Étienne Jacques a reçu le confinement de plein fouet alors qu’il s’apprêtait à monter sur les planches le 13 mars dernier pour son spectacle musical Pionniers. Depuis, il s’est remis sur un autre projet entamé il y a deux ans avec deux autres comédiennes de Trois-Rivières et de Montréal. Ce nouveau projet s’intitule Bluff. Je l’ai rencontré en pleine répétition au Petit Théâtre du Vieux-Noranda.

Le questionnaire


 


F.A: Comment définis-tu le confinement?

É.J: C’est terrible parce que pour moi le confinement a été très difficile. Plus il avançait, plus c’était difficile de l’apprivoiser. Au début, il a amené une force créatrice, car c’était nouveau. On a vu plusieurs artistes en profiter pour créer. Mais pour moi, c’était très difficile à apprivoiser. J’aime créer avec les gens. Je ne pouvais pas le faire.

F.A: As-tu l’impression de l’avoir réussi?

É.J: Non, je trouve que j’aurais pu en profiter pour mener une plus grande réflexion. Il y a quand même des idées qui ont émergé, mais c’était difficile dans mon cas. J’avais une petite fille avec moi. C’était difficile de s’asseoir et de créer. Je n’ai donc pas eu le temps de réfléchir sur la situation pour faire naitre un projet.

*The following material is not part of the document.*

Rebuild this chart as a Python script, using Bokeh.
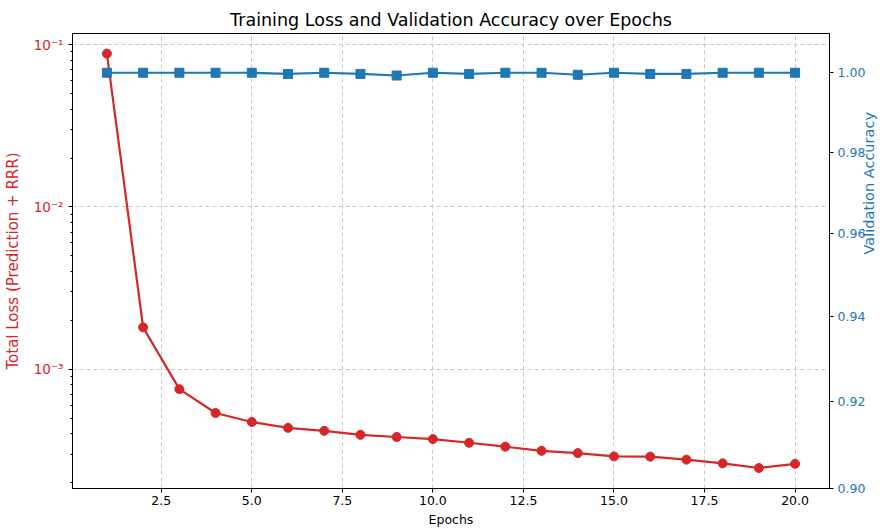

F.A: Quelque chose que tu as appris?

É.J: C’est important et primordial pour moi de créer en compagnie des autres. Pour écrire une pièce de théâtre, j’ai besoin de solitude, mais il faut que je me mette en danger en présentant mon travail aux autres. Au début, il y a eu plein de nouvelles idées et de nouveaux procédés aussi. Les gens se sont mis à créer avec zoom par exemple. Chez moi, les idées arrivent lorsque je suis ailleurs. Par exemple, dans une nouvelle ville, un nouvel environnement. Je vais m’exiler et de nouvelles idées vont naitre. Dans une certaine mesure, la pandémie a créé une nouvelle situation pour faire naitre de nouvelles idées.

F.A: Comme le projet sur lequel tu travailles actuellement?

É.J: jEn ce moment, on est au Petit Théâtre. On travaille sur un projet de création connectée avec la station SCENIC. On est trois personnes isolées : l’une à Trois-Rivières, l’une à Montréal et moi ici. On monte un spectacle commun mais chacun dans un lieu différent. En période de pandémie, c’est le type de spectacle propice et parfait, ça représente bien la situation actuelle. Ça provoque beaucoup de réflexion sur notre solitude par exemple. Ça soulève beaucoup de questions : est-ce que je suis moi-même quand je suis avec les autres par médias interposés? Est-ce que t’existes pour de vrai? Comment t’es dans la vie? Est-ce que tu es pareil comme je te vois à l’cran ou t’es différent? On ne s’est jamais rencontrés, les personnes avec lesquelles je joue. Ce spectacle soulève ces questions-là. Donc c’est hyper pertinent. Ce spectacle va être diffusé de la façon suivante : on va inviter le public à Trois-Rivières, à Montréal et ici. Le public de Rouyn va pouvoir voir ce qui se passe à Trois-Rivières et à Montréal, mais il ne verra pas le même spectacle que les publics de Montréal et de Trois-Rivières. Parce que dans chaque ville, il y aura une personne différente sur scène. La perspective sera donc différente selon la personne qui sera en scène devant le public. De plus, toutes les scènes ne seront pas communément accessibles aux trois publics. Il serait techniquement possible pour les gens de voir trois shows différents. Pour l’instant, on prévoit la diffusion de ce projet en janvier 2021. Ça fait deux ans qu’on travaille là-dessus. À cause de la pandémie, on trouve que c’est très propice pour ce genre de spectacle.

A.F: Sur quel projet travaillerais-tu s’il y avait une autre période de confinement?

É.J: Je travaillerais sur la délation. Je ferais un show pour les adolescents sur la délation. On a appris que la police était débordée d’appels à cause de gens qui voulaient dénoncer leurs voisins. Je suis en train de lire un livre aussi sur la RDA où on voit ce problème. Je resterais avec cette idée-là.